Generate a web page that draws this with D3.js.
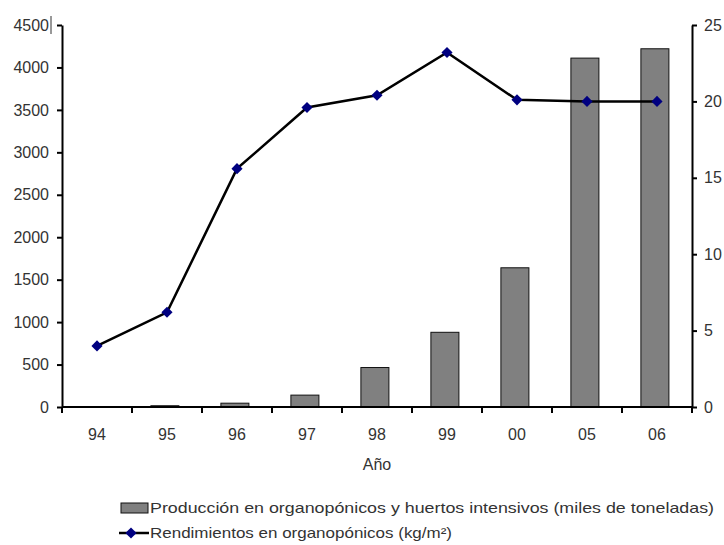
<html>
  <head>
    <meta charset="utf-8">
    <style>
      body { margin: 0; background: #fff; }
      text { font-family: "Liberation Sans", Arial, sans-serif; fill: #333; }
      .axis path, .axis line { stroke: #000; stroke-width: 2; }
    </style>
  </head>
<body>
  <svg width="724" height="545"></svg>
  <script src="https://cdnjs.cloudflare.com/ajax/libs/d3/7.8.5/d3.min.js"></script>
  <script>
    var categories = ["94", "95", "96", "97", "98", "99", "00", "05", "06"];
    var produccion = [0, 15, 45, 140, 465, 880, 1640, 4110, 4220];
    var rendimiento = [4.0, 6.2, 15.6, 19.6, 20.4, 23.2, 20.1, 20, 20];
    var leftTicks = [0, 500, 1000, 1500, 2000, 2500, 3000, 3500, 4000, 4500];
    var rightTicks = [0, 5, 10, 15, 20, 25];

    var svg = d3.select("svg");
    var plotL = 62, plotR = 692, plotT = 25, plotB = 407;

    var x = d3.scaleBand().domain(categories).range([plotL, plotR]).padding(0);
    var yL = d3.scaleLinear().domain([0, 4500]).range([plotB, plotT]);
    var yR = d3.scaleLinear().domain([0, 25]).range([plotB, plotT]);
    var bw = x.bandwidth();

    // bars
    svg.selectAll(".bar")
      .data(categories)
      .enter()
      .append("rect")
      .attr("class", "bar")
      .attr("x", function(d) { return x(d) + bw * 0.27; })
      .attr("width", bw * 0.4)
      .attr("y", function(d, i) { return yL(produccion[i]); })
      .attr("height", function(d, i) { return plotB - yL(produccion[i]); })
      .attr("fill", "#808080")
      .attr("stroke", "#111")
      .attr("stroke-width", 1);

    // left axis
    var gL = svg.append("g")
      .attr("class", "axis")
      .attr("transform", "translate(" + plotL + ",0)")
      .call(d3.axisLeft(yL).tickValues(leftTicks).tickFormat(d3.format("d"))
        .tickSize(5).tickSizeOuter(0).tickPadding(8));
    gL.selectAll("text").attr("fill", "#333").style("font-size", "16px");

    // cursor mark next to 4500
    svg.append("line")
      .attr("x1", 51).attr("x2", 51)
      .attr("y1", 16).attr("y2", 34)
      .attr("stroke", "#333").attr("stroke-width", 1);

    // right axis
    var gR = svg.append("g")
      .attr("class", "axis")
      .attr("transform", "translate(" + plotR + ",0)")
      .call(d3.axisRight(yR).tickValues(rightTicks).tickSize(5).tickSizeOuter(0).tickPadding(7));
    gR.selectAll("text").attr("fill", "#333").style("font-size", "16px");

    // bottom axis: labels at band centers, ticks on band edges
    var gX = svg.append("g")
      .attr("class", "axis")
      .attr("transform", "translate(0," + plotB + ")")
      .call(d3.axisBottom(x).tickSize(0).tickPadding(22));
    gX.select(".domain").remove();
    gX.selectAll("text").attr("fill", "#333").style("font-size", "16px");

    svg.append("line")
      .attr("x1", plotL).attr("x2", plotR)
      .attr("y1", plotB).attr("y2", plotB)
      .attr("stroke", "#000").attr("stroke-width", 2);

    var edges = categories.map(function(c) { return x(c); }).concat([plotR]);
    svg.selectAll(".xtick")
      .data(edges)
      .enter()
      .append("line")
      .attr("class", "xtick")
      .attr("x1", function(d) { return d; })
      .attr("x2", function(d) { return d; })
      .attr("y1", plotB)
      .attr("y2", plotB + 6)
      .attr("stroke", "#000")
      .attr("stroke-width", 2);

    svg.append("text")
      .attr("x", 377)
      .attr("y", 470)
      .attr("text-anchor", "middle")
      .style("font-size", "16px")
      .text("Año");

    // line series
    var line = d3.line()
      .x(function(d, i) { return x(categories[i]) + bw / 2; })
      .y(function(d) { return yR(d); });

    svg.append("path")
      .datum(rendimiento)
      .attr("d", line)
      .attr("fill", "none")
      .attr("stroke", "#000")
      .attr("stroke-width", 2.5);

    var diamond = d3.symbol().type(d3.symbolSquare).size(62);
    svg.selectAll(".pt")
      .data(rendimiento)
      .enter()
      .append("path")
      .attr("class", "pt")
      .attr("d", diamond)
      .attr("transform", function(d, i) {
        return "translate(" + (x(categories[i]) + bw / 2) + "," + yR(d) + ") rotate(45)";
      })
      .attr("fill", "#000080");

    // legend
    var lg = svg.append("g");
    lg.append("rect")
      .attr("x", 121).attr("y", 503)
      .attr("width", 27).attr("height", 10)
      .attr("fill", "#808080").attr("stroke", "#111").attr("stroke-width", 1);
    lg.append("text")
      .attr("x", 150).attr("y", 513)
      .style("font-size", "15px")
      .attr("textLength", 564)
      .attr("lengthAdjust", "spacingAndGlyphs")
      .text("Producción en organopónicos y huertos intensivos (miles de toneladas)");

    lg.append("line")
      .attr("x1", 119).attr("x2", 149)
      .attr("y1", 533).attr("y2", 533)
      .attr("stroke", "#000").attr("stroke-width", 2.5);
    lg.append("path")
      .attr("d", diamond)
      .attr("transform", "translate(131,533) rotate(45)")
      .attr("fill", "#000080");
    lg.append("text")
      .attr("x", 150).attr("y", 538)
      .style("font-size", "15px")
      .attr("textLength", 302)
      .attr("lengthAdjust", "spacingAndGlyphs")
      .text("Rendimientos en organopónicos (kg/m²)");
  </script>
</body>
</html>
====
- [AIM OF THE EXERCISE]
Each line of the data is to be duplicated exactly; pictures stay out of the copy.

- [RESPONSE]
Generate a web page that draws this with D3.js.
<html>
  <head>
    <meta charset="utf-8">
    <style>
      body { margin: 0; background: #fff; }
      text { font-family: "Liberation Sans", Arial, sans-serif; fill: #333; }
      .axis path, .axis line { stroke: #000; stroke-width: 2; }
    </style>
  </head>
<body>
  <svg width="724" height="545"></svg>
  <script src="https://cdnjs.cloudflare.com/ajax/libs/d3/7.8.5/d3.min.js"></script>
  <script>
    var categories = ["94", "95", "96", "97", "98", "99", "00", "05", "06"];
    var produccion = [0, 15, 45, 140, 465, 880, 1640, 4110, 4220];
    var rendimiento = [4.0, 6.2, 15.6, 19.6, 20.4, 23.2, 20.1, 20, 20];
    var leftTicks = [0, 500, 1000, 1500, 2000, 2500, 3000, 3500, 4000, 4500];
    var rightTicks = [0, 5, 10, 15, 20, 25];

    var svg = d3.select("svg");
    var plotL = 62, plotR = 692, plotT = 25, plotB = 407;

    var x = d3.scaleBand().domain(categories).range([plotL, plotR]).padding(0);
    var yL = d3.scaleLinear().domain([0, 4500]).range([plotB, plotT]);
    var yR = d3.scaleLinear().domain([0, 25]).range([plotB, plotT]);
    var bw = x.bandwidth();

    // bars
    svg.selectAll(".bar")
      .data(categories)
      .enter()
      .append("rect")
      .attr("class", "bar")
      .attr("x", function(d) { return x(d) + bw * 0.27; })
      .attr("width", bw * 0.4)
      .attr("y", function(d, i) { return yL(produccion[i]); })
      .attr("height", function(d, i) { return plotB - yL(produccion[i]); })
      .attr("fill", "#808080")
      .attr("stroke", "#111")
      .attr("stroke-width", 1);

    // left axis
    var gL = svg.append("g")
      .attr("class", "axis")
      .attr("transform", "translate(" + plotL + ",0)")
      .call(d3.axisLeft(yL).tickValues(leftTicks).tickFormat(d3.format("d"))
        .tickSize(5).tickSizeOuter(0).tickPadding(8));
    gL.selectAll("text").attr("fill", "#333").style("font-size", "16px");

    // cursor mark next to 4500
    svg.append("line")
      .attr("x1", 51).attr("x2", 51)
      .attr("y1", 16).attr("y2", 34)
      .attr("stroke", "#333").attr("stroke-width", 1);

    // right axis
    var gR = svg.append("g")
      .attr("class", "axis")
      .attr("transform", "translate(" + plotR + ",0)")
      .call(d3.axisRight(yR).tickValues(rightTicks).tickSize(5).tickSizeOuter(0).tickPadding(7));
    gR.selectAll("text").attr("fill", "#333").style("font-size", "16px");

    // bottom axis: labels at band centers, ticks on band edges
    var gX = svg.append("g")
      .attr("class", "axis")
      .attr("transform", "translate(0," + plotB + ")")
      .call(d3.axisBottom(x).tickSize(0).tickPadding(22));
    gX.select(".domain").remove();
    gX.selectAll("text").attr("fill", "#333").style("font-size", "16px");

    svg.append("line")
      .attr("x1", plotL).attr("x2", plotR)
      .attr("y1", plotB).attr("y2", plotB)
      .attr("stroke", "#000").attr("stroke-width", 2);

    var edges = categories.map(function(c) { return x(c); }).concat([plotR]);
    svg.selectAll(".xtick")
      .data(edges)
      .enter()
      .append("line")
      .attr("class", "xtick")
      .attr("x1", function(d) { return d; })
      .attr("x2", function(d) { return d; })
      .attr("y1", plotB)
      .attr("y2", plotB + 6)
      .attr("stroke", "#000")
      .attr("stroke-width", 2);

    svg.append("text")
      .attr("x", 377)
      .attr("y", 470)
      .attr("text-anchor", "middle")
      .style("font-size", "16px")
      .text("Año");

    // line series
    var line = d3.line()
      .x(function(d, i) { return x(categories[i]) + bw / 2; })
      .y(function(d) { return yR(d); });

    svg.append("path")
      .datum(rendimiento)
      .attr("d", line)
      .attr("fill", "none")
      .attr("stroke", "#000")
      .attr("stroke-width", 2.5);

    var diamond = d3.symbol().type(d3.symbolSquare).size(62);
    svg.selectAll(".pt")
      .data(rendimiento)
      .enter()
      .append("path")
      .attr("class", "pt")
      .attr("d", diamond)
      .attr("transform", function(d, i) {
        return "translate(" + (x(categories[i]) + bw / 2) + "," + yR(d) + ") rotate(45)";
      })
      .attr("fill", "#000080");

    // legend
    var lg = svg.append("g");
    lg.append("rect")
      .attr("x", 121).attr("y", 503)
      .attr("width", 27).attr("height", 10)
      .attr("fill", "#808080").attr("stroke", "#111").attr("stroke-width", 1);
    lg.append("text")
      .attr("x", 150).attr("y", 513)
      .style("font-size", "15px")
      .attr("textLength", 564)
      .attr("lengthAdjust", "spacingAndGlyphs")
      .text("Producción en organopónicos y huertos intensivos (miles de toneladas)");

    lg.append("line")
      .attr("x1", 119).attr("x2", 149)
      .attr("y1", 533).attr("y2", 533)
      .attr("stroke", "#000").attr("stroke-width", 2.5);
    lg.append("path")
      .attr("d", diamond)
      .attr("transform", "translate(131,533) rotate(45)")
      .attr("fill", "#000080");
    lg.append("text")
      .attr("x", 150).attr("y", 538)
      .style("font-size", "15px")
      .attr("textLength", 302)
      .attr("lengthAdjust", "spacingAndGlyphs")
      .text("Rendimientos en organopónicos (kg/m²)");
  </script>
</body>
</html>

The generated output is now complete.